FineLAP Training & Fine-tuning

Before training, make sure that all files from here have been downloaded to ./weights/.

Environmental Setup

conda create -n finelap python=3.9 

git clone https://github.com/facebookresearch/fairseq.git
pip install "pip<24.1" -U; cd fairseq; pip install -e ./

pip install -r requirements_train.txt

Data Setup

To train FineLAP, we format the data in a JSONL structure as follows:

{
  "audio_id": "Ycq6bqC_AsO4.flac",
  "audio_path": "path/to/audio.wav",
  "caption": "Birds are chirping with background noise.",
  "phrases": [
    {
      "phrase": "Background noise",
      "segments": [
        [0.498, 10.0]
      ]
    },
    {
      "phrase": "Bird vocalization, bird call, bird song",
      "segments": [
        [0.629, 4.114],
        [4.313, 10.0]
      ]
    }
  ]
}

Each entry contains:

audio_id: Unique identifier of the audio sample.
audio_path: Path to the audio file.
caption: A clip-level description of the audio content.
phrases (optional): A list of sound events, where each includes:
- phrase: Textual phrase of the event
- segments: Time intervals (in seconds) indicating when the event occurs

For data without frame-level annotations, the phrases field can be omitted. The dataset will automatically detect this and skip the frame-level loss for such samples. An example training metadata file with 10 samples is provided at data/training_metadata_example.jsonl.

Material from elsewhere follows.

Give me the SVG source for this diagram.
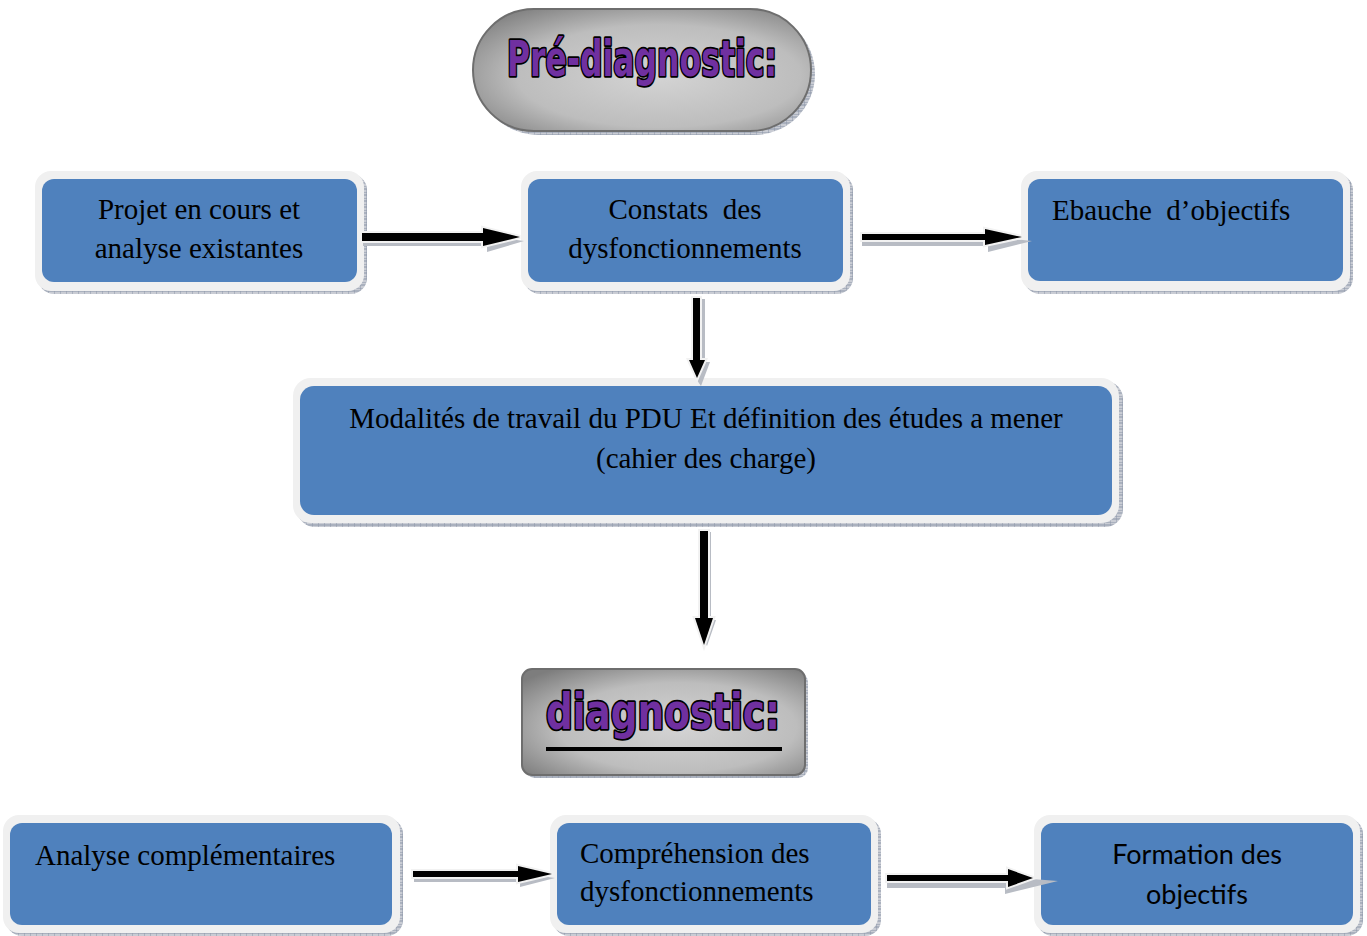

The current training pipeline uses the phrase bank data/phrase_bank_new_with_FSDLabel_UrbanSED.jsonl.

Once the dataset metadata JSONL is ready, include it in the train_data_args.metadata_files list defined in config/data_config/data_eat.yaml or config/data_config/data_htsat.yaml.

Start Training

Run

bash scripts/train.sh

to start training. This will use the config config/finelap_eat_config.yaml. The output will be saved in exps/${exp_name}.

Fine-tuning From a FineLAP Checkpoint

The training code now supports loading an existing FineLAP checkpoint before training starts. This is useful when you want to finetune from a previously trained model such as weights/finelap_fixed.pt.

In config/finelap_eat_config.yaml, set:

model_args:
  ckpt_path: './weights/finelap_fixed.pt'

If ckpt_path is an empty string:

model_args:
  ckpt_path: ''

then no FineLAP checkpoint will be loaded, and training will start from the encoder initialization defined by audio_encoder_ckpt and text_encoder_ckpt.

This finetuning path loads model weights only. It does not restore the optimizer state or resume the previous epoch count.